▶ **REQUIRED TASK**: Each line from the start of the entries through the line that contains "(10,5) rectangle (1010,701);" should be output exactly, please.

— begin AVAILABLE RECORDS —

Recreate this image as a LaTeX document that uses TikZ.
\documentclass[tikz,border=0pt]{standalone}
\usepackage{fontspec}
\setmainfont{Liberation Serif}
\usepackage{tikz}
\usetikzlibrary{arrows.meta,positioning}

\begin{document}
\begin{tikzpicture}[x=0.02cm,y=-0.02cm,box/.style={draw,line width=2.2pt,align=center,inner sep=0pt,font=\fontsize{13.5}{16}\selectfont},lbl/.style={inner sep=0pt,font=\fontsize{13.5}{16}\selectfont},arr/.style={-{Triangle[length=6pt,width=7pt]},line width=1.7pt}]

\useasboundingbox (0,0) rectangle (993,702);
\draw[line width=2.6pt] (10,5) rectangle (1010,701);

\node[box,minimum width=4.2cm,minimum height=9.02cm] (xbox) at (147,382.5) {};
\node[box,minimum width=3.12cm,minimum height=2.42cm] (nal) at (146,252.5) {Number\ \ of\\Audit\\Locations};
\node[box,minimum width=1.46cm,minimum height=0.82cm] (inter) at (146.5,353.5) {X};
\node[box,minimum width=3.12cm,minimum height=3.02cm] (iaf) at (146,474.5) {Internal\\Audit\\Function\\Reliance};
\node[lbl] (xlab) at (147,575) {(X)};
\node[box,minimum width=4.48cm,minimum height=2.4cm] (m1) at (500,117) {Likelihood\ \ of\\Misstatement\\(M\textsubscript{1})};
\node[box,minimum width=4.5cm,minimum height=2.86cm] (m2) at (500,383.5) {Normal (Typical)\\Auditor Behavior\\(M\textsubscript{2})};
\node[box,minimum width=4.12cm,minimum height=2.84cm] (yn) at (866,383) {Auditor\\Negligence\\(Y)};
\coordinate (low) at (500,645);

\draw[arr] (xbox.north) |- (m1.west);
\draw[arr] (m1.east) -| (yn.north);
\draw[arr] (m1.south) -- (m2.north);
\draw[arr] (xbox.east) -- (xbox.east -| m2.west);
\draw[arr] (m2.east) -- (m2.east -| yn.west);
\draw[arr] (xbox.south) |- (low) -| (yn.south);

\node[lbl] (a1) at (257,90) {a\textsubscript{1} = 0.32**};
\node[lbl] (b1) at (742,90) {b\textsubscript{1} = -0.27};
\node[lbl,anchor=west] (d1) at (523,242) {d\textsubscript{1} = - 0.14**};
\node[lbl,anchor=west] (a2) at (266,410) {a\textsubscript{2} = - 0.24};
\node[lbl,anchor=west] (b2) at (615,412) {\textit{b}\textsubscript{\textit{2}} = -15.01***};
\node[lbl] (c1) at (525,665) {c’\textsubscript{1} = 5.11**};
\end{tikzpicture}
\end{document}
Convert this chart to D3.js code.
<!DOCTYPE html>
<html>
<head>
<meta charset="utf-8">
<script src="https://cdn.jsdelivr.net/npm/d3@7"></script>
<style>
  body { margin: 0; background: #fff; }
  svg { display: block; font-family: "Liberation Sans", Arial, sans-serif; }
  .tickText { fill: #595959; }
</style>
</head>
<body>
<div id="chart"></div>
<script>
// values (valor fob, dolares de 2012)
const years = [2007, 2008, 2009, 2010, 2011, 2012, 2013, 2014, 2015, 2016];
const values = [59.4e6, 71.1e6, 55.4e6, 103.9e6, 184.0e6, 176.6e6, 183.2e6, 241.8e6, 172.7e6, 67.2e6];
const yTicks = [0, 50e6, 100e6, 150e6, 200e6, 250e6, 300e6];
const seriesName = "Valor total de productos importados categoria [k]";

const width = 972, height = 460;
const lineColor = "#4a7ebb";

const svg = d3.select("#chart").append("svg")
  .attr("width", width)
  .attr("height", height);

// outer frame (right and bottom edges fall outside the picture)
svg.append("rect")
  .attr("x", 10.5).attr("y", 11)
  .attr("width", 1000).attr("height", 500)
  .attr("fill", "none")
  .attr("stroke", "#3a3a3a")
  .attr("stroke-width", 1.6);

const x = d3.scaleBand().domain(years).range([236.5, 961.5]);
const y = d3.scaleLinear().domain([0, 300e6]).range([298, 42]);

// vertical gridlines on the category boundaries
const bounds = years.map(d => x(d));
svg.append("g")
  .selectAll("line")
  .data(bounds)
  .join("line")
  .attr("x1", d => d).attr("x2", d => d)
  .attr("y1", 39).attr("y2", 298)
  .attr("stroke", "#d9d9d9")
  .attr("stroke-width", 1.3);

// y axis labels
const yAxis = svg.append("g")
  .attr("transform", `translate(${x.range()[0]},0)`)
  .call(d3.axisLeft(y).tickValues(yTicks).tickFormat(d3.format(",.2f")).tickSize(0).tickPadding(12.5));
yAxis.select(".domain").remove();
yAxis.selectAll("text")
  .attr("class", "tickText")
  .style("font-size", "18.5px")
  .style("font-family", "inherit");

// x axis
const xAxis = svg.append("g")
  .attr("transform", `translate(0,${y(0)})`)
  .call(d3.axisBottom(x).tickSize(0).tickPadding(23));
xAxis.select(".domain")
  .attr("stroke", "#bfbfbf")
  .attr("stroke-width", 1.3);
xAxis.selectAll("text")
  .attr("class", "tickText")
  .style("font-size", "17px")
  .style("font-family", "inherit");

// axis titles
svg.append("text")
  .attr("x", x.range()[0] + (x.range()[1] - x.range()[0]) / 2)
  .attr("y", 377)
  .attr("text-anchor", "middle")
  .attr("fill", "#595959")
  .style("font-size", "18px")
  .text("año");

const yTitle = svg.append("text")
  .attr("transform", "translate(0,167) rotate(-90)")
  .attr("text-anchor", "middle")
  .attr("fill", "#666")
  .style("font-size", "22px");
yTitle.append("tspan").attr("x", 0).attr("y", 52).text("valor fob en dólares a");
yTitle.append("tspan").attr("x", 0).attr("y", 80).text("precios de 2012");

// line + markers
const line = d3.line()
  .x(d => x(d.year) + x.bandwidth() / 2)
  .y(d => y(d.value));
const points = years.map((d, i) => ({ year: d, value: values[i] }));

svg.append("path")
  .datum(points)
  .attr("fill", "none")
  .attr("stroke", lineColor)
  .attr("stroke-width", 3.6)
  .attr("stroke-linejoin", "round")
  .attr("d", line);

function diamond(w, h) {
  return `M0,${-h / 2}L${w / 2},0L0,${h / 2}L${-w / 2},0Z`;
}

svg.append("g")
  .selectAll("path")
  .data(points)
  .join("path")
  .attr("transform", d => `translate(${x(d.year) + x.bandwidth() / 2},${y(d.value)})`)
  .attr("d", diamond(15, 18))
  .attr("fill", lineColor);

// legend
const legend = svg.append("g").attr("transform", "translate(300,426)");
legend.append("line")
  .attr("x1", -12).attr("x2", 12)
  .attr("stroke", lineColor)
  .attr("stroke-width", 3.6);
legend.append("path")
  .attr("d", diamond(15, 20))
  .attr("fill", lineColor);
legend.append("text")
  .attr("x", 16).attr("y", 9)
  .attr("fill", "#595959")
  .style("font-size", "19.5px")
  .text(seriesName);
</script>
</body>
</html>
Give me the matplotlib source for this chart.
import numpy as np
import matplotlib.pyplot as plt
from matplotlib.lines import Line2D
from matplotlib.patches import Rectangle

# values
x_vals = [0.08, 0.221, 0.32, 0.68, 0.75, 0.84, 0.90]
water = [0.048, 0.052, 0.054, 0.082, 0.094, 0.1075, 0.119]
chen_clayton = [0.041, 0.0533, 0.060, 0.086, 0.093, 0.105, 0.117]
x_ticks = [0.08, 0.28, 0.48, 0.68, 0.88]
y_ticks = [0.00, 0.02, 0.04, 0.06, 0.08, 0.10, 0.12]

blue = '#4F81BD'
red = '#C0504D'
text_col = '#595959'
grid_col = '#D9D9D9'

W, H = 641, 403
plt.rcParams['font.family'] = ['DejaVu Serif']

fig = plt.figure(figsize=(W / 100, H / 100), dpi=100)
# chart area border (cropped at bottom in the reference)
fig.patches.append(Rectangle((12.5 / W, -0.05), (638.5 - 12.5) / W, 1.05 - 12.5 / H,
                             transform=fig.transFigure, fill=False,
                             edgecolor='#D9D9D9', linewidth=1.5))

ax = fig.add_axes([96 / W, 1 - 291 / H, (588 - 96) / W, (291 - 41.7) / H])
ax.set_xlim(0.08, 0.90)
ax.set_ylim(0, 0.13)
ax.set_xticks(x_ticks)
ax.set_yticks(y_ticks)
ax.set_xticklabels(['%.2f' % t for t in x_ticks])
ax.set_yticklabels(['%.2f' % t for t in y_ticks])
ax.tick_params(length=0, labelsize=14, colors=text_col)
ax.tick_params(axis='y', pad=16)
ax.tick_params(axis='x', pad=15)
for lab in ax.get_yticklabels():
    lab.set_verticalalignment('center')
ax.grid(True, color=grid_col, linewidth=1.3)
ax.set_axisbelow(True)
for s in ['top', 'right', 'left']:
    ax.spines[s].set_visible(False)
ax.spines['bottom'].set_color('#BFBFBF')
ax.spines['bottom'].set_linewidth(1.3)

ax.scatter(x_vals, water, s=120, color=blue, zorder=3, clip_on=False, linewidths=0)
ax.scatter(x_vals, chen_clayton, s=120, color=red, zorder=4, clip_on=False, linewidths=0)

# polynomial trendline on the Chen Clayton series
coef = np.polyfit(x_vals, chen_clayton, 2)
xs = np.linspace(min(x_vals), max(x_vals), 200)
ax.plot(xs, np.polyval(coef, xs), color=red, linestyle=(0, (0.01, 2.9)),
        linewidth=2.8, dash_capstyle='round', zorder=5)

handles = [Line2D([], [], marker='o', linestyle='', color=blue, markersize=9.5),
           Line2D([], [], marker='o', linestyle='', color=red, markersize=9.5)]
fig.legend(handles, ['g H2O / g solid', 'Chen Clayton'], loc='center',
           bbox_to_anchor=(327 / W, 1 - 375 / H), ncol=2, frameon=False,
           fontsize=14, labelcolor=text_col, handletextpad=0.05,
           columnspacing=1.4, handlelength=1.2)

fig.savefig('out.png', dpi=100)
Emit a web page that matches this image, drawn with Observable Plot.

— end AVAILABLE RECORDS —

▶ **SOLUTION TO THE PROBLEM**:
Recreate this image as a LaTeX document that uses TikZ.
\documentclass[tikz,border=0pt]{standalone}
\usepackage{fontspec}
\setmainfont{Liberation Serif}
\usepackage{tikz}
\usetikzlibrary{arrows.meta,positioning}

\begin{document}
\begin{tikzpicture}[x=0.02cm,y=-0.02cm,box/.style={draw,line width=2.2pt,align=center,inner sep=0pt,font=\fontsize{13.5}{16}\selectfont},lbl/.style={inner sep=0pt,font=\fontsize{13.5}{16}\selectfont},arr/.style={-{Triangle[length=6pt,width=7pt]},line width=1.7pt}]

\useasboundingbox (0,0) rectangle (993,702);
\draw[line width=2.6pt] (10,5) rectangle (1010,701);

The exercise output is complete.